Early this morning, we were at the grand opening of Mesa Grande Cultural Park, the culmination of decades of efforts to preserve one of the most important prehistoric Hohokam sites in Arizona. When we first came to Arizona in 1998, our brother lived just down the block, on West 10th Street east of Date Street, so we knew the area pretty well but had never before been able to explore this ancient archaeological treasure.
According to the
Arizona Historical Society,
The Hohokam, the ancestors of the Akimel O’odham (Pima), constructed the Mesa Grande temple mound. With walls made from “caliche,” the calcium carbonate hardpan that forms under our desert soils, the mound is longer and wider than a modern football field and is 27 feet high. Construction of the mound began by AD 1100 and continued to at least AD 1400. A large adobe wall encloses the mound and a large plaza in front of the mound. In one corner of the site, volunteers from the Arizona Museum of Natural History constructed a replica of a Hohokam ballcourt, an open-air structure where ballgames were played using a rubber ball made from a local plant.
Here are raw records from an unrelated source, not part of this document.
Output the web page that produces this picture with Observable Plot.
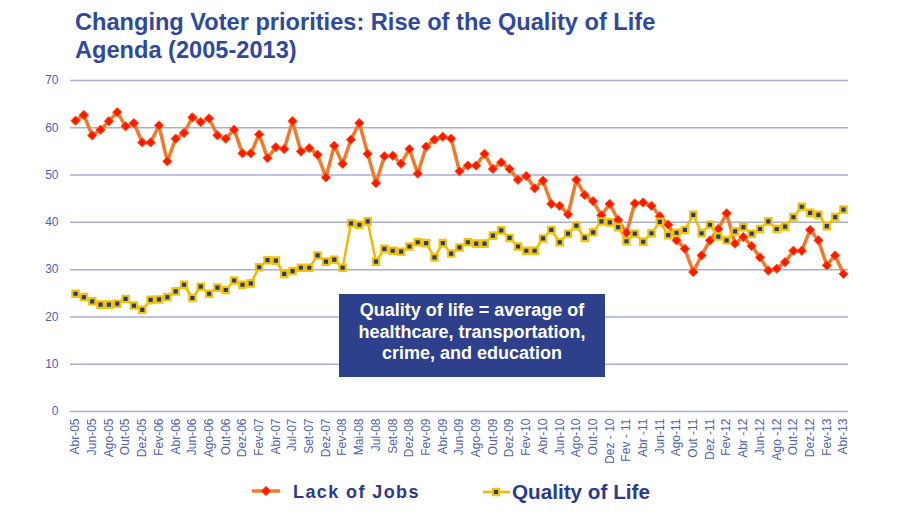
<!DOCTYPE html>
<html><head><meta charset="utf-8">
<script src="https://cdn.jsdelivr.net/npm/d3@7"></script>
<script src="https://cdn.jsdelivr.net/npm/@observablehq/plot@0.6"></script>
<style>
html,body{margin:0;padding:0;background:#fff;}
body{width:900px;height:520px;position:relative;overflow:hidden;font-family:"Liberation Sans",Arial,sans-serif;}
#title{position:absolute;left:75px;top:8px;font-weight:bold;font-size:23.6px;line-height:28px;color:#2f4a9b;white-space:nowrap;}
#chart{position:absolute;left:0;top:0;}
#note{position:absolute;left:339px;top:294px;width:266px;height:83px;background:#2e3f8c;color:#fff;font-weight:bold;font-size:18px;line-height:21.5px;text-align:center;box-sizing:border-box;padding-top:6px;}
#legend{position:absolute;left:0;top:0;}
</style></head>
<body>
<div id="chart"></div>
<div id="title">Changing Voter priorities: Rise of the Quality of Life<br>Agenda (2005-2013)</div>
<div id="note">Quality of life = average of<br>healthcare, transportation,<br>crime, and education</div>
<svg id="legend" width="900" height="520"></svg>
<script>
const tickLabels = ["Abr-05","Jun-05","Ago-05","Out-05","Dez-05","Fev-06","Abr-06","Jun-06","Ago-06","Out-06","Dez-06","Fev-07","Abr-07","Jul-07","Set-07","Dez-07","Fev-08","Mai-08","Jul-08","Set-08","Dez-08","Fev-09","Abr-09","Jun-09","Ago-09","Out-09","Dez-09","Fev-10","Abr-10","Jun-10","Ago-10","Out-10","Dez - 10","Fev - 11","Abr -11","Jun-11","Ago-11","Out -11","Dez -11","Fev-12","Abr -12","Jun-12","Ago -12","Out-12","Dez-12","Fev-13","Abr-13"];
const yTicks = [0,10,20,30,40,50,60,70];
const lackOfJobs = [61.5,62.7,58.4,59.6,61.4,63.3,60.3,61.0,56.9,56.9,60.5,52.9,57.7,58.9,62.2,61.2,62.0,58.4,57.7,59.6,54.6,54.6,58.6,53.6,55.9,55.5,61.4,55.0,55.7,54.3,49.5,56.2,52.4,57.5,61.0,54.5,48.3,54.0,54.1,52.4,55.5,50.3,56.0,57.5,58.1,57.7,50.8,52.0,52.0,54.5,51.3,52.7,51.3,49.0,49.8,47.2,48.8,43.9,43.5,41.7,49.0,45.8,44.5,41.5,43.9,40.5,37.8,44.0,44.2,43.5,41.3,39.5,36.2,34.4,29.5,33.0,36.2,38.6,41.9,35.5,36.9,35.0,32.6,29.8,30.2,31.6,34.0,34.0,38.4,36.2,30.9,33.0,29.1];
const qualityOfLife = [24.9,24.2,23.3,22.6,22.6,22.8,23.8,22.4,21.5,23.6,23.7,24.2,25.4,26.8,24.0,26.4,24.9,26.2,25.7,27.7,26.8,27.1,30.5,32.0,31.9,29.1,29.7,30.4,30.4,33.0,31.7,32.1,30.4,39.8,39.5,40.2,31.7,34.4,34.0,33.8,34.9,35.8,35.6,32.6,35.6,33.4,34.7,35.8,35.5,35.5,37.2,38.3,36.7,34.9,34.0,34.0,36.6,38.4,35.8,37.6,39.3,36.7,37.9,40.2,40.0,39.0,36.0,37.6,35.9,37.7,40.1,37.3,37.8,38.4,41.6,37.7,39.5,37.0,36.2,38.1,39.0,37.6,38.6,40.2,38.6,39.1,41.1,43.3,42.0,41.6,39.2,41.1,42.7];

const jobs = lackOfJobs.map((v,i)=>({i,v}));
const qol = qualityOfLife.map((v,i)=>({i,v}));

const chart = Plot.plot({
  width:900, height:520,
  marginTop:80, marginBottom:109, marginLeft:70, marginRight:52,
  style:{background:"transparent", fontFamily:"Liberation Sans, Arial, sans-serif", fontSize:"12px", color:"#4f5fb0"},
  x:{domain:[-0.6,92.6], ticks:d3.range(0,93,2), tickFormat:i=>tickLabels[i/2], tickRotate:-90, tickSize:0, tickPadding:7, label:null},
  y:{domain:[0,70], ticks:yTicks, tickSize:0, tickPadding:12, label:null},
  marks:[
    Plot.gridY(yTicks,{stroke:"#a9aed6", strokeOpacity:1, strokeWidth:1.5}),
    Plot.lineY(jobs,{x:"i", y:"v", stroke:"#f07a2c", strokeWidth:3.5}),
    Plot.dot(jobs,{x:"i", y:"v", symbol:"diamond2", r:4.2, fill:"#ff1800", stroke:"#ff5a10", strokeWidth:1}),
    Plot.lineY(qol,{x:"i", y:"v", stroke:"#f2b705", strokeWidth:2.5}),
    Plot.dot(qol,{x:"i", y:"v", symbol:"square", r:3.6, fill:"#273a86", stroke:"#f5c400", strokeWidth:2.2})
  ]
});
document.getElementById("chart").appendChild(chart);

// legend
const lg = d3.select("#legend");
const ff = "Liberation Sans, Arial, sans-serif";
lg.append("rect").attr("x",282).attr("y",477).attr("width",175).attr("height",26).attr("fill","#fff");
lg.append("line").attr("x1",252).attr("x2",280).attr("y1",491).attr("y2",491).attr("stroke","#f07a2c").attr("stroke-width",3.5);
lg.append("path").attr("d",d3.symbol(d3.symbolDiamond2, Math.PI*4.2*4.2)()).attr("transform","translate(266,491)").attr("fill","#ff1800").attr("stroke","#ff5a10");
lg.append("text").attr("x",293).attr("y",498).attr("font-size",18).attr("font-weight","bold").attr("letter-spacing",1.4).attr("fill","#2b3990").attr("font-family",ff).text("Lack of Jobs");
lg.append("line").attr("x1",483).attr("x2",510).attr("y1",492).attr("y2",492).attr("stroke","#f2b705").attr("stroke-width",2.5);
lg.append("path").attr("d",d3.symbol(d3.symbolSquare, Math.PI*3.6*3.6)()).attr("transform","translate(496,492)").attr("fill","#273a86").attr("stroke","#f5c400").attr("stroke-width",2.2);
lg.append("text").attr("x",512).attr("y",499).attr("font-size",20.7).attr("font-weight","bold").attr("fill","#2b3990").attr("font-family",ff).text("Quality of Life");
</script>
</body></html>
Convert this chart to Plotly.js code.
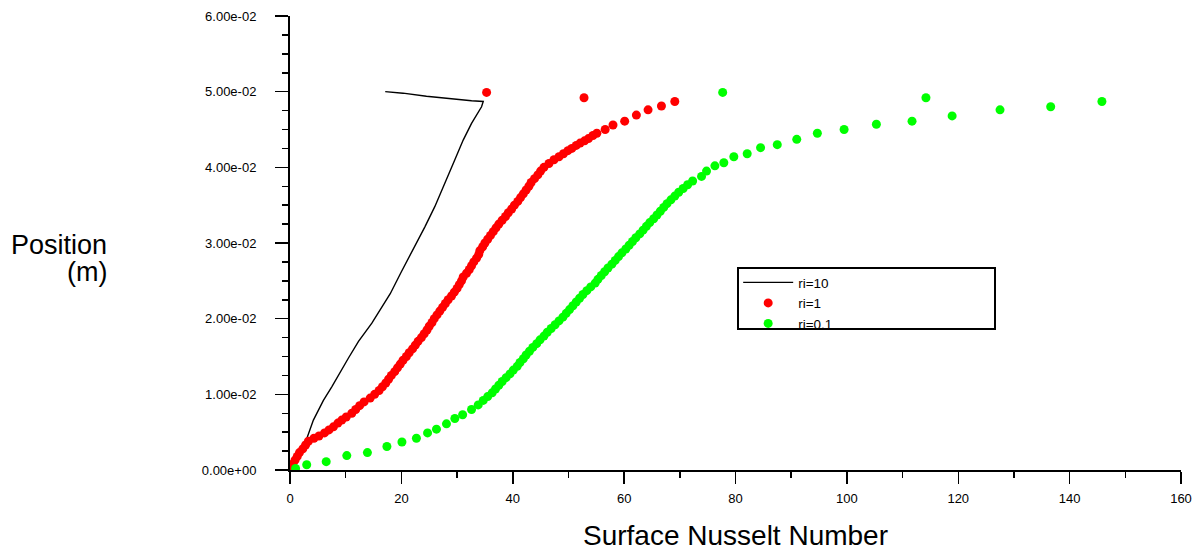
<!DOCTYPE html>
<html>
<head>
<meta charset="utf-8">
<script src="https://cdn.plot.ly/plotly-3.0.1.min.js"></script>
<style>
  html, body { margin: 0; padding: 0; background: #fff; }
  #chart { width: 1201px; height: 551px; }
</style>
</head>
<body>
<div id="chart"></div>
<script>
// ---- data (Surface Nusselt Number vs Position) ----
const seriesNames = ['ri=10', 'ri=1', 'ri=0.1'];

const riTenNu = [0, 1.2, 2.7, 4.2, 6.0, 7.5, 10.5, 12.3, 14.7, 18.0, 20.0, 22.7, 24.2, 26.0, 28.1, 29.6, 31.1, 32.6, 34.4, 34.7, 32.6, 28.4, 24.5, 20.3, 17.1];
const riTenPos = [0, 0.0018, 0.0035, 0.0066, 0.0092, 0.0110, 0.0148, 0.0170, 0.0194, 0.0233, 0.0262, 0.0299, 0.0321, 0.0348, 0.0383, 0.0410, 0.0436, 0.0458, 0.0480, 0.0487, 0.0488, 0.0491, 0.0494, 0.0498, 0.0500];

const riOneNu = [0.2, 0.5, 0.9, 1.3, 1.7, 2.3, 2.8, 3.3, 4.3, 5.2, 6.2, 7.0, 7.8, 8.6, 9.3, 10.1, 11.1, 11.8, 12.5, 13.3,
  14.4, 15.2, 16.0, 16.6, 17.2, 17.7, 18.2, 18.8, 19.3, 19.8, 20.3, 20.9, 21.4, 22.0, 22.5, 23.0, 23.6, 24.1, 24.6, 25.0,
  25.5, 25.9, 26.4, 26.9, 27.4, 27.9, 28.4, 29.0, 29.5, 30.0, 30.4, 30.8, 31.1, 31.7, 32.2, 32.6, 33.0, 33.5, 33.9, 34.1,
  34.6, 35.0, 35.5, 36.0, 36.5, 37.0, 37.5, 38.1, 38.7, 39.2, 39.8, 40.3, 40.9, 41.4, 41.9, 42.4, 42.9, 43.3, 43.9, 44.5,
  45.0, 45.6, 46.5, 47.4, 48.3, 49.1, 49.9, 50.6, 51.4, 52.1, 52.9, 53.6, 54.4, 55.1, 56.6, 58.0, 60.1, 62.2, 64.3, 66.7,
  69.1, 35.3, 52.8];
const riOnePos = [0.0003, 0.0008, 0.0013, 0.0018, 0.0023, 0.0028, 0.0033, 0.0038, 0.0042, 0.0045, 0.0049, 0.0053, 0.0057, 0.0062, 0.0066, 0.0070, 0.0075, 0.0080, 0.0085, 0.0090,
  0.0095, 0.0100, 0.0105, 0.0110, 0.0115, 0.0120, 0.0125, 0.0130, 0.0135, 0.0140, 0.0145, 0.0150, 0.0155, 0.0160, 0.0165, 0.0170, 0.0175, 0.0180, 0.0185, 0.0190,
  0.0195, 0.0200, 0.0205, 0.0210, 0.0215, 0.0220, 0.0225, 0.0230, 0.0235, 0.0240, 0.0245, 0.0250, 0.0255, 0.0260, 0.0265, 0.0270, 0.0275, 0.0280, 0.0285, 0.0290,
  0.0295, 0.0300, 0.0305, 0.0310, 0.0315, 0.0320, 0.0325, 0.0330, 0.0335, 0.0340, 0.0345, 0.0350, 0.0355, 0.0360, 0.0365, 0.0370, 0.0375, 0.0380, 0.0385, 0.0390,
  0.0395, 0.0400, 0.0405, 0.0410, 0.0414, 0.0418, 0.0422, 0.0425, 0.0429, 0.0432, 0.0435, 0.0438, 0.0442, 0.0445, 0.0450, 0.0456, 0.0461, 0.0469, 0.0476, 0.0481,
  0.0487, 0.0499, 0.0492];

const riPointOneNu = [1.0, 3.0, 6.5, 10.2, 13.9, 17.4, 20.1, 22.7, 24.7, 26.3, 28.1, 29.6, 31.0, 32.6, 33.8, 34.7, 35.5, 36.3, 36.9, 37.5,
  38.1, 38.8, 39.5, 40.1, 40.8, 41.3, 41.9, 42.4, 43.0, 43.6, 44.3, 44.9, 45.6, 46.2, 46.9, 47.6, 48.3, 49.0, 49.6, 50.2,
  50.8, 51.4, 52.0, 52.6, 53.3, 54.0, 54.8, 55.3, 55.9, 56.5, 57.1, 57.8, 58.4, 59.0, 59.6, 60.3, 60.9, 61.5, 62.1, 62.8,
  63.4, 64.0, 64.6, 65.3, 65.9, 66.5, 67.1, 67.7, 68.4, 69.1, 69.8, 70.6, 71.4, 72.3, 73.9, 74.8, 76.3, 77.9, 79.7, 82.1,
  84.5, 87.5, 91.0, 94.7, 99.5, 105.3, 111.7, 118.9, 127.5, 136.6, 145.8, 77.7, 114.2];
const riPointOnePos = [0.0002, 0.0007, 0.0011, 0.0019, 0.0023, 0.0031, 0.0037, 0.0042, 0.0049, 0.0054, 0.0061, 0.0068, 0.0073, 0.0080, 0.0086, 0.0092, 0.0097, 0.0102, 0.0107, 0.0112,
  0.0117, 0.0122, 0.0127, 0.0132, 0.0137, 0.0142, 0.0147, 0.0152, 0.0157, 0.0162, 0.0167, 0.0172, 0.0177, 0.0182, 0.0187, 0.0192, 0.0197, 0.0202, 0.0207, 0.0212,
  0.0217, 0.0222, 0.0227, 0.0232, 0.0237, 0.0242, 0.0247, 0.0252, 0.0257, 0.0262, 0.0267, 0.0272, 0.0277, 0.0282, 0.0287, 0.0292, 0.0297, 0.0302, 0.0307, 0.0312,
  0.0317, 0.0322, 0.0327, 0.0332, 0.0337, 0.0342, 0.0347, 0.0352, 0.0357, 0.0362, 0.0367, 0.0372, 0.0377, 0.0382, 0.0388, 0.0395, 0.0402, 0.0406, 0.0414, 0.0418,
  0.0426, 0.0430, 0.0437, 0.0445, 0.0450, 0.0457, 0.0461, 0.0468, 0.0476, 0.0480, 0.0487, 0.0499, 0.0492];

const yTickVals = [0, 0.01, 0.02, 0.03, 0.04, 0.05, 0.06];
const yTickText = ['0.00e+00', '1.00e-02', '2.00e-02', '3.00e-02', '4.00e-02', '5.00e-02', '6.00e-02'];
const xTickVals = [0, 20, 40, 60, 80, 100, 120, 140, 160];
const xTickText = ['0', '20', '40', '60', '80', '100', '120', '140', '160'];

const FONT = 'Liberation Sans, Arial, sans-serif';

const traces = [
  { x: riTenNu, y: riTenPos, name: seriesNames[0], type: 'scatter', mode: 'lines',
    line: { color: '#000000', width: 1.4 } },
  { x: riOneNu, y: riOnePos, name: seriesNames[1], type: 'scatter', mode: 'markers',
    marker: { color: '#ff0000', size: 9, line: { width: 0 } } },
  { x: riPointOneNu, y: riPointOnePos, name: seriesNames[2], type: 'scatter', mode: 'markers',
    marker: { color: '#00ff00', size: 9, line: { width: 0 } } }
];

const layout = {
  width: 1201, height: 551,
  margin: { l: 290, r: 20, t: 16, b: 81 },
  paper_bgcolor: '#ffffff', plot_bgcolor: '#ffffff',
  font: { family: FONT, color: '#000' },
  showlegend: true,
  legend: {
    x: 0.503, y: 0.447, xanchor: 'left', yanchor: 'top',
    bgcolor: 'rgba(0,0,0,0)', borderwidth: 0,
    font: { family: FONT, size: 13.5, color: '#000' },
    tracegroupgap: 0, itemwidth: 50
  },
  xaxis: {
    range: [0, 160], showgrid: false, zeroline: false,
    showline: true, linecolor: '#000', linewidth: 2,
    ticks: 'outside', ticklen: 12, tickwidth: 1.5, tickcolor: '#000',
    tickvals: xTickVals, ticktext: xTickText,
    tickfont: { family: FONT, size: 13, color: '#000' },
    ticklabelstandoff: 3,
    minor: { dtick: 10, ticks: 'outside', ticklen: 6, tickwidth: 1.5, tickcolor: '#000' },
    title: { text: 'Surface Nusselt Number', font: { family: FONT, size: 28, color: '#000' }, standoff: 24 },
    automargin: false
  },
  yaxis: {
    range: [0, 0.06], showgrid: false, zeroline: false,
    showline: true, linecolor: '#000', linewidth: 2,
    ticks: 'outside', ticklen: 13, tickwidth: 1.5, tickcolor: '#000',
    tickvals: yTickVals, ticktext: yTickText,
    tickfont: { family: FONT, size: 13, color: '#000' },
    ticklabelstandoff: 16,
    minor: { dtick: 0.0025, ticks: 'outside', ticklen: 6, tickwidth: 1.5, tickcolor: '#000' },
    automargin: false
  },
  shapes: [
    { type: 'rect', xref: 'paper', yref: 'paper',
      x0: (738 - 290) / 891, x1: (995 - 290) / 891,
      y0: (470 - 329) / 454, y1: (470 - 268) / 454,
      line: { color: '#000', width: 2 }, fillcolor: 'rgba(0,0,0,0)' }
  ],
  annotations: [
    { text: 'Position', xref: 'paper', yref: 'paper', x: (109 - 290) / 891, y: (470 - 245) / 454,
      xanchor: 'right', yanchor: 'middle', showarrow: false,
      font: { family: FONT, size: 27, color: '#000' } },
    { text: '(m)', xref: 'paper', yref: 'paper', x: (109 - 290) / 891, y: (470 - 272) / 454,
      xanchor: 'right', yanchor: 'middle', showarrow: false,
      font: { family: FONT, size: 27, color: '#000' } }
  ]
};

Plotly.newPlot('chart', traces, layout, { staticPlot: true, displayModeBar: false });
</script>
</body>
</html>
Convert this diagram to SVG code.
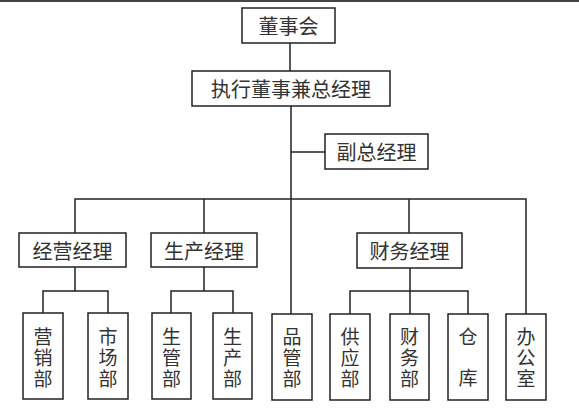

One of two Hohokam “great mounds” in the Salt River Valley, the Mesa Grande mound was a dramatic symbol of the power of this ancient community. The village surrounding the mound once covered over one-half square mile and was home to perhaps two thousand Hohokam. Situated near the headgates of one of the two largest networks of irrigation canals created in the prehistoric New World, the site of Mesa Grande controlled over 27,000 acres of highly productive farmland.
The City of Mesa purchased the Mesa Grande ruins in the 1980s to preserve Mesa’s premier cultural treasure and to open it to the public as an educational and recreational facility.
This project has had the enthusiastic support of the community since 1927 when local citizens and the chamber of commerce held a parade down Main Street to promote its development. More recently, the Mesa Grande Neighborhood Alliance identified the development of Mesa Grande as a heritage tourism destination as their number one economic goal.
There was a free pancake breakfast after the ribbon-cutting ceremony, but we just were happy to walk around the site, learning a great deal about the Hohokam and their sophisticated society.
We're grateful to everyone involved in this, especially the Salt River Pima-Maricopa Indian Community, which provided a lot of the funding. The visit to Mesa Grande Cultural Park made us think of Tom Outland's story in Willa Cather's
The Professor's House, one of our favorite underrated novels, when Tom comes across the ruins of the New Mexican cliff dwellers:
I can't describe it. It was more like sculpture than anything else. I knew at once that I had come upon the city of some extinct civilization, hidden away in this inaccessible mesa for centuries, preserved in the dry air and almost perpetual sunlight like a fly in amber, guarded by the cliffs and the river and the desert.